Als ik wandel over het Groninger land, kijk ik vaak naar boven. Om me heen is toch niet zoveel te zien, wat boerderijen, kleine dorpjes, kerkjes, koeien en veel akkerland. Het land is leeg en ruim, de horizon ver weg en soms kun je de zeelucht ruiken. De waddenkust is vlakbij.
Als ik wandel door dit oude land kan ik niet anders dan omhoog kijken. Want daar gebeurt het, daar is een meester de hemel aan het beschilderen. In de lucht worden verhalen verteld, ruzies uitgevochten, stormen aangekondigd, lief gehad, gefluisterd, donderpreken afgestoken, klappen uitgedeeld, vredes gesloten. Met fijne pennestreken, potloodlijnen, grove viltstiften en harde mokerslagen wordt het grondse leven becommentarieerd.

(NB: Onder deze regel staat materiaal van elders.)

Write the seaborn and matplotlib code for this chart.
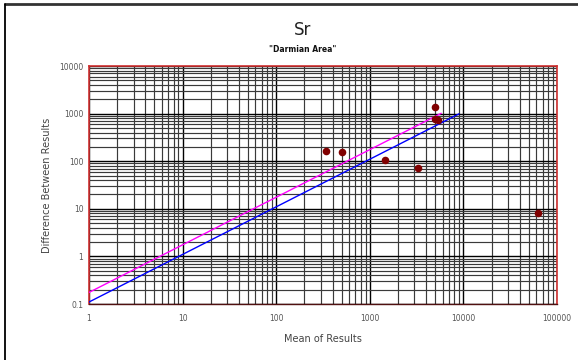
import numpy as np
import pandas as pd
import matplotlib
matplotlib.use('Agg')
import matplotlib.pyplot as plt
import seaborn as sns
from matplotlib.ticker import FixedLocator, FixedFormatter, LogLocator, NullFormatter

# valores
mean_results = [339, 499, 1466, 3250, 5030, 5030, 5360, 63000]
diff_results = [160, 153, 105, 72, 1380, 787, 736, 8.3]

# linhas de precisão (extremos)
blue_x = [1, 9000]
blue_y = [0.11, 990]
pink_x = [1, 5800]
pink_y = [0.175, 1015]

x_ticks = [1, 10, 100, 1000, 10000, 100000]
x_labels = ['1', '10', '100', '1000', '10000', '100000']
y_ticks = [0.1, 1, 10, 100, 1000, 10000]
y_labels = ['0.1', '1', '10', '100', '1000', '10000']

sns.set_style('white')
plt.rcParams['font.family'] = ['DejaVu Sans']

fig = plt.figure(figsize=(5.78, 3.6), dpi=100)
ax = fig.add_axes([89 / 578, 1 - 304 / 360, 468 / 578, 238 / 360])

pts = pd.DataFrame({'mean': mean_results, 'diff': diff_results})
lines = pd.DataFrame({
    'x': blue_x + pink_x,
    'y': blue_y + pink_y,
    'serie': ['blue'] * 2 + ['pink'] * 2,
})

sns.lineplot(data=lines, x='x', y='y', hue='serie', palette={'blue': '#0000ff', 'pink': '#ff00ff'},
             linewidth=1.0, legend=False, ax=ax, zorder=3)
sns.scatterplot(data=pts, x='mean', y='diff', color='#800000', s=30, edgecolor='#800000',
                linewidth=0, ax=ax, zorder=4)

ax.set_xscale('log')
ax.set_yscale('log')
ax.set_xlim(1, 100000)
ax.set_ylim(0.1, 10000)

# grelha principal e secundária
ax.xaxis.set_minor_locator(LogLocator(base=10, subs=np.arange(2, 10)))
ax.yaxis.set_minor_locator(LogLocator(base=10, subs=np.arange(2, 10)))
ax.xaxis.set_minor_formatter(NullFormatter())
ax.yaxis.set_minor_formatter(NullFormatter())
ax.grid(True, which='major', color='black', linewidth=1.0)
ax.grid(True, which='minor', color='#3a3a3a', linewidth=0.85)
ax.set_axisbelow(True)

ax.xaxis.set_major_locator(FixedLocator(x_ticks))
ax.xaxis.set_major_formatter(FixedFormatter(x_labels))
ax.yaxis.set_major_locator(FixedLocator(y_ticks))
ax.yaxis.set_major_formatter(FixedFormatter(y_labels))
ax.tick_params(axis='both', which='major', labelsize=5.5, labelcolor='#555555', length=0, pad=7)
ax.tick_params(axis='y', which='major', length=3, color='#555555', pad=1, direction='out')
ax.tick_params(which='minor', length=0)

for side in ['top', 'right', 'left']:
    ax.spines[side].set_color('#d03030')
    ax.spines[side].set_linewidth(1.2)
ax.spines['bottom'].set_color('#501010')
ax.spines['bottom'].set_linewidth(1.0)

ax.set_xlabel('Mean of Results', fontsize=7, color='#444444', labelpad=8)
ax.set_ylabel('Difference Between Results', fontsize=7, color='#444444', labelpad=5)

fig.text(303 / 578, 1 - 30 / 360, 'Sr', fontsize=12, ha='center', va='center', color='#222222')
fig.text(303 / 578, 1 - 49 / 360, '"Darmian Area"', fontsize=5.5, fontweight='bold',
         ha='center', va='center', color='#111111')

# moldura exterior (gráfico recortado do Excel)
fig.add_artist(plt.Line2D([5 / 578, 1], [1 - 4 / 360, 1 - 4 / 360], color='#333333', linewidth=2.0,
                          transform=fig.transFigure))
fig.add_artist(plt.Line2D([5 / 578, 5 / 578], [0, 1 - 4 / 360], color='black', linewidth=1.3,
                          transform=fig.transFigure))

fig.savefig('out.png', dpi=100)
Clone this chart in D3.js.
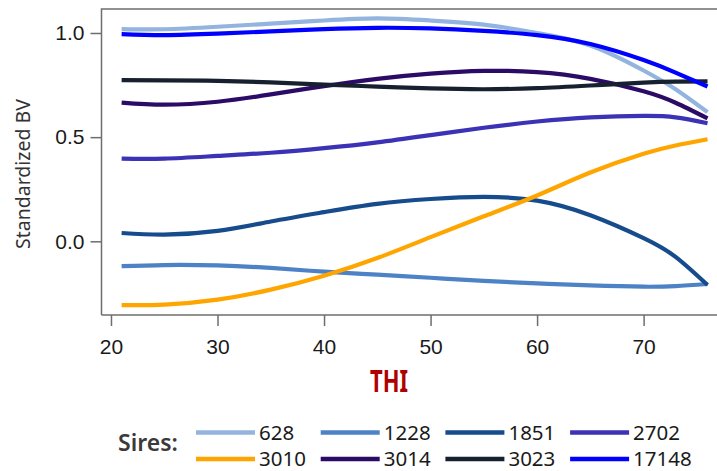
<!DOCTYPE html>
<html>
<head>
<meta charset="utf-8">
<script src="https://cdn.jsdelivr.net/npm/d3@7"></script>
<style>
  body { margin: 0; background: #fff; }
  svg { display: block; font-family: "Noto Sans", "Open Sans", sans-serif; }
</style>
</head>
<body>
<svg id="canvas"></svg>
<script>
const thi = [21, 25, 30, 35, 40, 45, 50, 55, 60, 65, 70, 73, 76];

const sires = ["628", "1228", "1851", "2702", "3010", "3014", "3023", "17148"];
const colors = ["#93b4df", "#4d82c6", "#164b8c", "#3b32b5", "#ffa500", "#2c0b66", "#17202e", "#0000ff"];

const bv628 = [1.019, 1.018, 1.03, 1.045, 1.06, 1.07, 1.06, 1.04, 1.0, 0.94, 0.82, 0.73, 0.62];
const bv1228 = [-0.119, -0.114, -0.116, -0.128, -0.146, -0.16, -0.175, -0.19, -0.202, -0.212, -0.218, -0.215, -0.205];
const bv1851 = [0.04, 0.032, 0.05, 0.095, 0.14, 0.18, 0.203, 0.213, 0.195, 0.125, 0.015, -0.075, -0.21];
const bv2702 = [0.397, 0.397, 0.41, 0.425, 0.447, 0.475, 0.51, 0.545, 0.575, 0.595, 0.602, 0.595, 0.567];
const bv3010 = [-0.306, -0.304, -0.28, -0.232, -0.165, -0.08, 0.02, 0.12, 0.22, 0.33, 0.42, 0.46, 0.49];
const bv3014 = [0.666, 0.656, 0.67, 0.705, 0.745, 0.78, 0.805, 0.818, 0.812, 0.78, 0.72, 0.665, 0.59];
const bv3023 = [0.774, 0.773, 0.77, 0.763, 0.752, 0.743, 0.734, 0.73, 0.735, 0.748, 0.762, 0.767, 0.768];
const bv17148 = [0.995, 0.99, 0.997, 1.008, 1.019, 1.025, 1.022, 1.01, 0.99, 0.947, 0.87, 0.81, 0.743];

const xTicks = [20, 30, 40, 50, 60, 70];
const yTicks = [0.0, 0.5, 1.0];

const series = [bv628, bv1228, bv1851, bv2702, bv3010, bv3014, bv3023, bv17148];

var width = 717,
  height = 471,
  plotLeft = 101.5,
  plotTop = 9,
  plotRight = 717,
  plotBottom = 315;

const canvas = d3.select("#canvas").attr("width", width).attr("height", height);

const xScale = d3.scaleLinear().domain([19.11, 76.89]).range([plotLeft, plotRight]);
const yScale = d3.scaleLinear().domain([-0.3538, 1.1152]).range([plotBottom, plotTop]);

const axisColor = "#6e6e6e";

// frame: top border + axes
canvas
  .append("path")
  .attr("d", `M${plotLeft},${plotBottom}V${plotTop}H${plotRight + 5}`)
  .attr("fill", "none")
  .attr("stroke", axisColor)
  .attr("stroke-width", 1.5);
canvas
  .append("line")
  .attr("x1", plotLeft)
  .attr("x2", plotRight + 5)
  .attr("y1", plotBottom)
  .attr("y2", plotBottom)
  .attr("stroke", axisColor)
  .attr("stroke-width", 1.5);

const xAxis = d3.axisBottom(xScale).tickValues(xTicks).tickSize(11).tickPadding(13).tickFormat(d3.format("d"));
const yAxis = d3.axisLeft(yScale).tickValues(yTicks).tickSize(11).tickPadding(6).tickFormat(d3.format(".1f"));

const gx = canvas.append("g").attr("transform", `translate(0, ${plotBottom})`).call(xAxis);
const gy = canvas.append("g").attr("transform", `translate(${plotLeft}, 0)`).call(yAxis);

[gx, gy].forEach((g) => {
  g.select(".domain").remove();
  g.selectAll(".tick line").attr("stroke", axisColor).attr("stroke-width", 1.5);
  g.selectAll(".tick text").attr("fill", "#1a1a1a").style("font-size", "21px");
});

// curves
const line = d3
  .line()
  .x((d, i) => xScale(thi[i]))
  .y((d) => yScale(d))
  .curve(d3.curveNatural);

canvas
  .append("g")
  .selectAll("path")
  .data(series)
  .join("path")
  .attr("d", line)
  .attr("fill", "none")
  .attr("stroke", (d, i) => colors[i])
  .attr("stroke-width", 4.2)
  .attr("stroke-linejoin", "round");

// axis titles
canvas
  .append("text")
  .attr("transform", `translate(30, 174) rotate(-90)`)
  .attr("text-anchor", "middle")
  .attr("fill", "#333")
  .style("font-size", "19.5px")
  .text("Standardized BV");

canvas
  .append("text")
  .attr("x", 370)
  .attr("y", 392)
  .attr("fill", "#b00000")
  .attr("textLength", 38)
  .attr("lengthAdjust", "spacingAndGlyphs")
  .style("font-size", "30px")
  .style("font-weight", "bold")
  .text("THI");

// legend
canvas
  .append("text")
  .attr("x", 118)
  .attr("y", 451)
  .attr("fill", "#3a3a3a")
  .style("font-size", "23px")
  .style("font-weight", "600")
  .text("Sires:");

const legend = canvas
  .append("g")
  .selectAll("g")
  .data(sires)
  .join("g")
  .attr("transform", (d, i) => `translate(${196 + (i % 4) * 124.7}, ${432.5 + Math.floor(i / 4) * 26.5})`);

legend
  .append("line")
  .attr("x1", 0)
  .attr("x2", 59)
  .attr("stroke", (d, i) => colors[i])
  .attr("stroke-width", 4.5);

legend
  .append("text")
  .attr("x", 63)
  .attr("dy", "0.35em")
  .attr("fill", "#1a1a1a")
  .style("font-size", "20.5px")
  .text((d) => d);
</script>
</body>
</html>
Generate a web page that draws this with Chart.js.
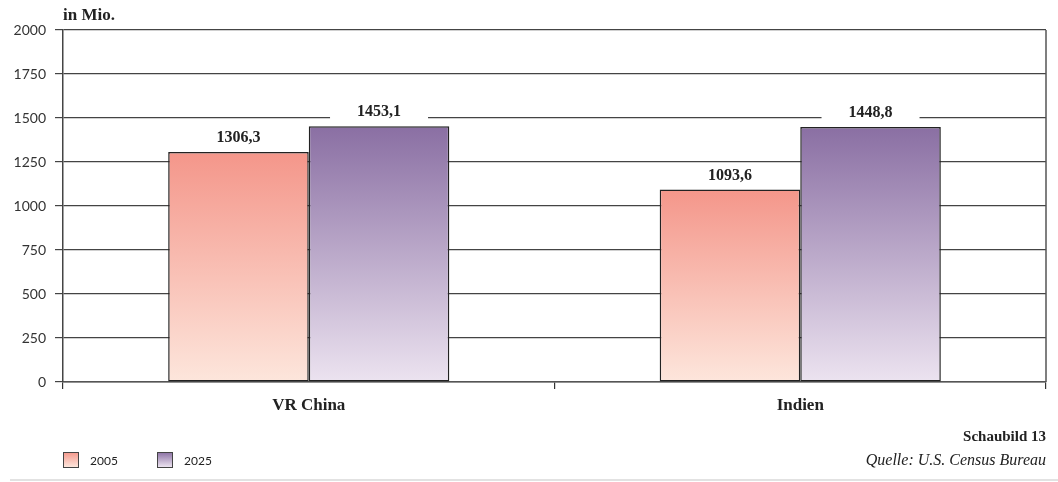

Als ik wandel onder de hemel boven Groningen voel ik me opgenomen in dat wat groter is dan ikzelf. Ik voel me veilig, want de lucht liegt niet. De lucht laat zien wat er is of wat er komen gaat. Daardoor weet ik waar ik aan toe ben. En dat vind ik hemels.
Die connectie met wolken: heel bekend. Door jouw woorden in poezie extra herkend.